Johns continued to play well for the Broncos in 1994, form which saw him selected for games 2 and 3 for NSW in their 2-1 Origin series win over Qld. Mid-way through the season he was also part of Brisbane's 14–20 loss to Wigan in the 1994 World Club Challenge at Brisbane's ANZ Stadium in front of a still WCC record crowd of 54,220.

Johns had an injury interrupted season for the Broncos in 1995, playing just nine games and scoring 2 tries. His final season before announcing his retirement was the 1996 ARL season, where he played 21 games but surprisingly failed to score a try.

From his début with St. George in 1984 until his retirement following 1996, Chris Johns played in 223 games (52 for St. George, 171 for Brisbane) and scored 57 tries (7 and 50), winning two premierships and one World Club Challenge for the Broncos. He represented NSW on 10 occasions, scoring 3 tries and played in 9 tests for Australia, scoring 2 tries. He also played for Castleford and Barrow in England and represented NSW City Origin on 4 occasions between 1989 and 1994.

== Career stats ==

=== NSWRL/ARL ===

| Season | Team | Appearances | Tries | Goals | Goal-kicking percentage | Field goals | Points |
|---|---|---|---|---|---|---|---|
| 1984 NSWRL Season | St. George Dragons | 10 | 2 | - | - | - | 8 |
| 1985 NSWRL Season | St. George Dragons | 10 | 1 | - | - | - | 4 |
| 1986 NSWRL Season | St. George Dragons | 19 | 2 | - | - | - | 8 |
| 1987 NSWRL Season | St. George Dragons | 15 | 2 | - | - | - | 8 |
| 1988 NSWRL Season | Brisbane Broncos | 18 | 6 | - | - | - | 24 |
| 1989 NSWRL Season | Brisbane Broncos | 20 | 10 | - | - | - | 40 |
| 1990 NSWRL Season | Brisbane Broncos | 25 | 8 | - | - | - | 32 |
| 1991 NSWRL Season | Brisbane Broncos | 16 | 8 | - | - | - | 32 |
| 1992 NSWRL Season | Brisbane Broncos | 21 | 6 | - | - | - | 24 |
| 1993 NSWRL Season | Brisbane Broncos | 24 | 9 | - | - | - | 36 |
| 1994 NSWRL Season | Brisbane Broncos | 17 | 1 | - | - | - | 4 |
| 1995 ARL Season | Brisbane Broncos | 9 | 2 | - | - | - | 8 |
| 1996 ARL Season | Brisbane Broncos | 21 | - | - | - | - | - |

=== Representative ===

| Years | Team | Appearances | Tries | Goals | Goal-kicking percentage | Field goals | Points |
|---|---|---|---|---|---|---|---|
| 1990-92 | Australia | 9 | 2 | - | - | - | 8 |
| 1989, 1991–92, 1994 | New South Wales | 9 | 3 | - | - | - | 12 |
| 1989-90, 1993–94 | City | 4 | - | - | - | - | 0 |

==Post-playing==
Following retirement Johns worked in the Brisbane Broncos administration before moving south with John Ribot to help set up the new Melbourne Storm club. He was responsible for signing the key players that allowed Melbourne to win the premiership in only their second season. He left the post at the end of 2002.

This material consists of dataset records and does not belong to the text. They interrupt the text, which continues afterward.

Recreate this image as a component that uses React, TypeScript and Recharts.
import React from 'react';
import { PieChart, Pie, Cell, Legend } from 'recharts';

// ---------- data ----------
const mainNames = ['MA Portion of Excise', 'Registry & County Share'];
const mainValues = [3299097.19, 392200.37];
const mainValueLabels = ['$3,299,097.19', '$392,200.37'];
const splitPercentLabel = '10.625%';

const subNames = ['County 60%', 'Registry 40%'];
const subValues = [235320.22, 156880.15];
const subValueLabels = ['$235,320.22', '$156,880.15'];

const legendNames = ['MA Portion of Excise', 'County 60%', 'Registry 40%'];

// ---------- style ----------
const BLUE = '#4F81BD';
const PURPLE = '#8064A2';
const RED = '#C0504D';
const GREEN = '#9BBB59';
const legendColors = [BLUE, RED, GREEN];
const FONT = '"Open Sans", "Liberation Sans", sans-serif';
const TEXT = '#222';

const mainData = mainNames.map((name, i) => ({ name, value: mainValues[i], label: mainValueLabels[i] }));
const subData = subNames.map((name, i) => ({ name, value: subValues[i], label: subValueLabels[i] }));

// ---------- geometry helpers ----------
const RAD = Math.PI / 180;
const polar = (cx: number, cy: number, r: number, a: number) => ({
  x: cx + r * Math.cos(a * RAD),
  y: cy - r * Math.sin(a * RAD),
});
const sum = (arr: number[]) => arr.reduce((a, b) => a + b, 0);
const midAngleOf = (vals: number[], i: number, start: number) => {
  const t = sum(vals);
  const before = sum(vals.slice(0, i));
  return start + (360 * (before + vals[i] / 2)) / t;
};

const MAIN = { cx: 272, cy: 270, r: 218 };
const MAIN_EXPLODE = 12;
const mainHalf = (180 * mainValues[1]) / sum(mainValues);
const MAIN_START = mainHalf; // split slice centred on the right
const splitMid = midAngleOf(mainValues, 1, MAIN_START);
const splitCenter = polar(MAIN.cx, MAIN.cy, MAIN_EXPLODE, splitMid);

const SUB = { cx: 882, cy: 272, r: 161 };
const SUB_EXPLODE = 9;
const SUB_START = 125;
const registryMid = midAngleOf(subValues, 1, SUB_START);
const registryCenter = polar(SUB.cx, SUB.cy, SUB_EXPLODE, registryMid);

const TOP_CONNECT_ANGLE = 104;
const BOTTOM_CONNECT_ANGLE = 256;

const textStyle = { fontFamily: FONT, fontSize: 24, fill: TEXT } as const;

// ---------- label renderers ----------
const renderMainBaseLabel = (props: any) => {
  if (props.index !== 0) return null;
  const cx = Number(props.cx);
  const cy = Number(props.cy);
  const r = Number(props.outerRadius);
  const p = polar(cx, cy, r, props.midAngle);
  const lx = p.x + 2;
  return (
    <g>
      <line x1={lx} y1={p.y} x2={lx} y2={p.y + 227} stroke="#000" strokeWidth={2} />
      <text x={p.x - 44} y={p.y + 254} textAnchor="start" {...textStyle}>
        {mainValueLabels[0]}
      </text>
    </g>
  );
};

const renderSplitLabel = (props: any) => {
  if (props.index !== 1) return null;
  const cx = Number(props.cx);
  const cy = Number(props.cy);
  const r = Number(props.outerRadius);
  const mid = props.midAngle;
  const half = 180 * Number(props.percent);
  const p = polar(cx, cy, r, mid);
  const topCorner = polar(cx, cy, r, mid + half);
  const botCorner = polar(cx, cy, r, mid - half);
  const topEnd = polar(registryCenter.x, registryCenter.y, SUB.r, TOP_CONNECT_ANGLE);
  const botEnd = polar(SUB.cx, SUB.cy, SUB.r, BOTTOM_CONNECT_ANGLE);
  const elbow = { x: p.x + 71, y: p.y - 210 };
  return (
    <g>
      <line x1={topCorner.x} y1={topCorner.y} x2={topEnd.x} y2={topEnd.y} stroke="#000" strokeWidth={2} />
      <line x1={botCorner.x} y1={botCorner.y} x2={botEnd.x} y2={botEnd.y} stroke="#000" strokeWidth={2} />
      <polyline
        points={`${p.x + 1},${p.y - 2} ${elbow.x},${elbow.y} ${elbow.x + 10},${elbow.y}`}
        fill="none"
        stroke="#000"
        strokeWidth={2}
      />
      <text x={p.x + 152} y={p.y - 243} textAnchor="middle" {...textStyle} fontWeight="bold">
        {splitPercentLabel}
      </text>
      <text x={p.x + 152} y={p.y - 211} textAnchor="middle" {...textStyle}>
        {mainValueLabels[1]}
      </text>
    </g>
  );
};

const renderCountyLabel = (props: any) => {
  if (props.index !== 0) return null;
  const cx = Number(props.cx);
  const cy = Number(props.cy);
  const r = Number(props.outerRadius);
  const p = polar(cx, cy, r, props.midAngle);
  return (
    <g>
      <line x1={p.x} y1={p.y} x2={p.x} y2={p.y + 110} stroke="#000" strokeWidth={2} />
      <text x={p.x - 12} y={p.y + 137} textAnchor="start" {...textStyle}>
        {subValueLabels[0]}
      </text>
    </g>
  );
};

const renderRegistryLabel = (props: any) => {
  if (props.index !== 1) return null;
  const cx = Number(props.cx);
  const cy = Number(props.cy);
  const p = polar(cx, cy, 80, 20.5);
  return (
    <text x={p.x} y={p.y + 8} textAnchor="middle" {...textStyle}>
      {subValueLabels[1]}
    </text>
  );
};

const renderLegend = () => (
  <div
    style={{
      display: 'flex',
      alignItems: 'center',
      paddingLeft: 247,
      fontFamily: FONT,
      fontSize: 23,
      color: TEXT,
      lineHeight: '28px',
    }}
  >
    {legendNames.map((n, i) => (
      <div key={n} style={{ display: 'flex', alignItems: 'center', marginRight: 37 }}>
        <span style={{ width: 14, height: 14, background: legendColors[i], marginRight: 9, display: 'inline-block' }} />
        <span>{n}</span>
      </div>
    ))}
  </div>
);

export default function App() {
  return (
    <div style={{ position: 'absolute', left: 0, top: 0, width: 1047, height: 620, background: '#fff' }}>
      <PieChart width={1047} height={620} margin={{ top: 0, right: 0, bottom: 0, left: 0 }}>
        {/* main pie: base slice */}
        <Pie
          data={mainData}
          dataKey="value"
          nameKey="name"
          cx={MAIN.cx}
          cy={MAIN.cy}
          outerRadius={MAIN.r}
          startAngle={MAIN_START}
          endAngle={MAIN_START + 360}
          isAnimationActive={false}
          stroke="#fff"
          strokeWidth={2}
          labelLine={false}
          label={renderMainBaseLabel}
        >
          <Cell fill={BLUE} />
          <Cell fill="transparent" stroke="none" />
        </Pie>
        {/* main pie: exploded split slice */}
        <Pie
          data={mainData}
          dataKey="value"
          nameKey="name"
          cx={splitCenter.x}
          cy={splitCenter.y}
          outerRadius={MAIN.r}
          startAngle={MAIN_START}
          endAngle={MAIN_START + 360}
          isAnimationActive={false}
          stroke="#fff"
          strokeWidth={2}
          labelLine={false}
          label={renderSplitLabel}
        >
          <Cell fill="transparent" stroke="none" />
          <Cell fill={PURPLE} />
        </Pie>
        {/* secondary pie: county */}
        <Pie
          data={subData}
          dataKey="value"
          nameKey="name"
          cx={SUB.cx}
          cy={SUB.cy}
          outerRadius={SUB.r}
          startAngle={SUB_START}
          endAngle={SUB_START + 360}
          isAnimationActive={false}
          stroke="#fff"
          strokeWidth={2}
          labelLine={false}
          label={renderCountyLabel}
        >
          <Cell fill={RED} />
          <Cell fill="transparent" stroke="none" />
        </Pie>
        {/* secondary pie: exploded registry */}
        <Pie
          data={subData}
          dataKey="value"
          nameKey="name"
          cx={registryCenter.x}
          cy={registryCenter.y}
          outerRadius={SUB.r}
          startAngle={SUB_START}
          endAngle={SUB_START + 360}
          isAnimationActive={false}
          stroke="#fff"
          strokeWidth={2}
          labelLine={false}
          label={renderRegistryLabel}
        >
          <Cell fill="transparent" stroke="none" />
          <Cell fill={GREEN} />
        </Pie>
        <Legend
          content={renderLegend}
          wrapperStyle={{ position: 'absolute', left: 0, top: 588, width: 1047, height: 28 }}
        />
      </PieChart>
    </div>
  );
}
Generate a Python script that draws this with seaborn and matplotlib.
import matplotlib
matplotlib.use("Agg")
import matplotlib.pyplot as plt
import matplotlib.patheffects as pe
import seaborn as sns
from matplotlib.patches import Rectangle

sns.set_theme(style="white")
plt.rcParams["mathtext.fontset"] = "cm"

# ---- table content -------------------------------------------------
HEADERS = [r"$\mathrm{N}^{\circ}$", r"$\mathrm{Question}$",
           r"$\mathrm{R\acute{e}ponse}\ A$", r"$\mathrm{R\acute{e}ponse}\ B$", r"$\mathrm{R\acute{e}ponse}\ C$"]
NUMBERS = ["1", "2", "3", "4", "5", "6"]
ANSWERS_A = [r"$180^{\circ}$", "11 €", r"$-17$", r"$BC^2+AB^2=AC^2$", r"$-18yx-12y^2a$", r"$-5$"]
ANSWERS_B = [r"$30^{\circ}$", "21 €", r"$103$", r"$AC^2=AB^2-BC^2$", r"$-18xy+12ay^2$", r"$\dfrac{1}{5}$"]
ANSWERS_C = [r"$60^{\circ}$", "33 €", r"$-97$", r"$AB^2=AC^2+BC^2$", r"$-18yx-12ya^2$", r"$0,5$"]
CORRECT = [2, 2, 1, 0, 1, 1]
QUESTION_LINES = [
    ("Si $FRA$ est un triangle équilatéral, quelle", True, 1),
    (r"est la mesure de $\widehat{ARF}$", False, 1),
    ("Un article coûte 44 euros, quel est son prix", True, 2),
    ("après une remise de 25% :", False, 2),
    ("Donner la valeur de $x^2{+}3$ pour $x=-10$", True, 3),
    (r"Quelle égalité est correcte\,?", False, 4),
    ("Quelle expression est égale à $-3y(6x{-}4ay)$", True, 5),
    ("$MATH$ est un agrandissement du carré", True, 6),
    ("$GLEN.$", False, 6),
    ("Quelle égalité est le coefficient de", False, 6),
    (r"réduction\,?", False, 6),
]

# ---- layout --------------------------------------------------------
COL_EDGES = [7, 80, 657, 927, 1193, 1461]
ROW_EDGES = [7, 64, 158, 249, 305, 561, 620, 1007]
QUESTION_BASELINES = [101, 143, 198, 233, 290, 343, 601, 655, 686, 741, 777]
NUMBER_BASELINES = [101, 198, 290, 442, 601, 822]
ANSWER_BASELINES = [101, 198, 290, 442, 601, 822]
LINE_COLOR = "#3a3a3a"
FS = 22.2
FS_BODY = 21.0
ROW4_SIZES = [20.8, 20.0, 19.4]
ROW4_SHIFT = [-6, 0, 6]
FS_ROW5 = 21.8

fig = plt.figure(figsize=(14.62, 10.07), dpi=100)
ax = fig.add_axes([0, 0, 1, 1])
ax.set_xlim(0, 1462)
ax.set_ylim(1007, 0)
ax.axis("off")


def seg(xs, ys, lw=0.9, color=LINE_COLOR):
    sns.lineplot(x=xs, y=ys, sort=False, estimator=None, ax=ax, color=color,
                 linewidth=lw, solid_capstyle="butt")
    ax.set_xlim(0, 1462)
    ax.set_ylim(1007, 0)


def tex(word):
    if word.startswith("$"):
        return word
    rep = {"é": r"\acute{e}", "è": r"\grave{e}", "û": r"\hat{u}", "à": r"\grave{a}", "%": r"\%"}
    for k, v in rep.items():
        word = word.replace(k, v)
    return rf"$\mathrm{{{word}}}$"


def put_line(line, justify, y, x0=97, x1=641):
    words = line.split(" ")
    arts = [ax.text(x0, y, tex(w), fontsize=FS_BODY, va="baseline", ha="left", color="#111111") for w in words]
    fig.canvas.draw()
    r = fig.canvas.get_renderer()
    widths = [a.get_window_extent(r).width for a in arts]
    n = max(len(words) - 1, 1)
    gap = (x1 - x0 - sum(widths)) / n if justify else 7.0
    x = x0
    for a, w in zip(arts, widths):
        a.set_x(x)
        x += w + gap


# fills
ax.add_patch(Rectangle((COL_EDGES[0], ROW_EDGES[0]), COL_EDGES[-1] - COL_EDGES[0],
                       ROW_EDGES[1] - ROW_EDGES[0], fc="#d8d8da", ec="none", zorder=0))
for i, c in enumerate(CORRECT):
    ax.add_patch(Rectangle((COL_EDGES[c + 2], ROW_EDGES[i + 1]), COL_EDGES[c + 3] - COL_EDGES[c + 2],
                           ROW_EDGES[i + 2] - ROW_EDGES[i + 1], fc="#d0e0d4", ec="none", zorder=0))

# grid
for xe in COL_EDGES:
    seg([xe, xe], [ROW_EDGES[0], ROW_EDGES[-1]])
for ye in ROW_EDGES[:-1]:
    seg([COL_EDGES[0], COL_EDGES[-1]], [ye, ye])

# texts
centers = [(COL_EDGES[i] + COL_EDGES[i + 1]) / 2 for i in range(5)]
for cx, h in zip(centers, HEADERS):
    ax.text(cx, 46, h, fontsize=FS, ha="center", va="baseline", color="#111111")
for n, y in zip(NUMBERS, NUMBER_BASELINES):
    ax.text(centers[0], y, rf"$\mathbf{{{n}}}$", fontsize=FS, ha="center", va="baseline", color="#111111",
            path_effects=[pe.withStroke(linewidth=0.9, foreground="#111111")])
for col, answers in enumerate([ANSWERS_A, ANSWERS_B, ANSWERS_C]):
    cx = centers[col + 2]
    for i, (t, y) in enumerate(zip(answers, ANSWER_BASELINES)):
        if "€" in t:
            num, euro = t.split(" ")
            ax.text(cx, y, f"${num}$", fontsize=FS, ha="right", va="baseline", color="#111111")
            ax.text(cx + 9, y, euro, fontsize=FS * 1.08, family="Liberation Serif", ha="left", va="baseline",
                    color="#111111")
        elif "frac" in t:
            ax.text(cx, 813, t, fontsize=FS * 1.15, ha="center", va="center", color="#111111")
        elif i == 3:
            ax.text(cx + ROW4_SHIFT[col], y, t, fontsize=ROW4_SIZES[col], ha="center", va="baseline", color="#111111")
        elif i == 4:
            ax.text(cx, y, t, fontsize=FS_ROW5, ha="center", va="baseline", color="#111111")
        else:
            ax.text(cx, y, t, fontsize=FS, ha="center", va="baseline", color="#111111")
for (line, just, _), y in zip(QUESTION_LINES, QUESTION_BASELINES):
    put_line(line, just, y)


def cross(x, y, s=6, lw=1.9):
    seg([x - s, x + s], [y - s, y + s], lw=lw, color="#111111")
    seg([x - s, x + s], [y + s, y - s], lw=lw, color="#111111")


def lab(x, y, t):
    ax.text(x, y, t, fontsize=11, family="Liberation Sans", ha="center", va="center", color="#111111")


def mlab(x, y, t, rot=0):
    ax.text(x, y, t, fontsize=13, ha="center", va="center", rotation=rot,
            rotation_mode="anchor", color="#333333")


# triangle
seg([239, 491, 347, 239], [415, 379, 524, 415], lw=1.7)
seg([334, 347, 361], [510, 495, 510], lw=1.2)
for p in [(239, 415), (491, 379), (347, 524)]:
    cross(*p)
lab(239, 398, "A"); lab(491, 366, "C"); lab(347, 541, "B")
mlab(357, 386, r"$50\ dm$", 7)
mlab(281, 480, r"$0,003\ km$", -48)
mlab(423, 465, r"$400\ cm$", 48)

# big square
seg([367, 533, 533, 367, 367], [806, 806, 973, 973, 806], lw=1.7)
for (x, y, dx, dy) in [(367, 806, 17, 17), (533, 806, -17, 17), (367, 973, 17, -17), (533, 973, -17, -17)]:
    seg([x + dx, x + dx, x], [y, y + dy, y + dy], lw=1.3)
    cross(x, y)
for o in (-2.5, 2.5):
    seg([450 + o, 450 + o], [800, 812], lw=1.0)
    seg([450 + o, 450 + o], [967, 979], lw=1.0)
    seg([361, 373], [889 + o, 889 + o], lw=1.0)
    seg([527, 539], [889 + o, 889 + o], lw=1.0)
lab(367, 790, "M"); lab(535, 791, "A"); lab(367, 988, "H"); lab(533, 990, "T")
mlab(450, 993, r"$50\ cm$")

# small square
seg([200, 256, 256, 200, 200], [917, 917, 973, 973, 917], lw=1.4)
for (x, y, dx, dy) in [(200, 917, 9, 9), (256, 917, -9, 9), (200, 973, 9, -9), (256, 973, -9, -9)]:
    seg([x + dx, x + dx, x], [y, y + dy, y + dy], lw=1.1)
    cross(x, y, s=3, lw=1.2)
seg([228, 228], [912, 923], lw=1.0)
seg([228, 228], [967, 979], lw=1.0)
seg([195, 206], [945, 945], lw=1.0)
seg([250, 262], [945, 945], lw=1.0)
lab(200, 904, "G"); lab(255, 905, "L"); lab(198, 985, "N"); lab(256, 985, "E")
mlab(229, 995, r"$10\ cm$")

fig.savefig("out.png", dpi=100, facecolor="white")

In 2000 Johns was awarded the Australian Sports Medal for his contribution to Australia's international standing in the sport of rugby league.

In 2005 Johns became the 6th former player inducted into the Broncos official Hall of Fame.

During the 2007 season at the Broncos' 20-year anniversary celebration, the club announced a list of the 20 best players to play for them to date which included Johns.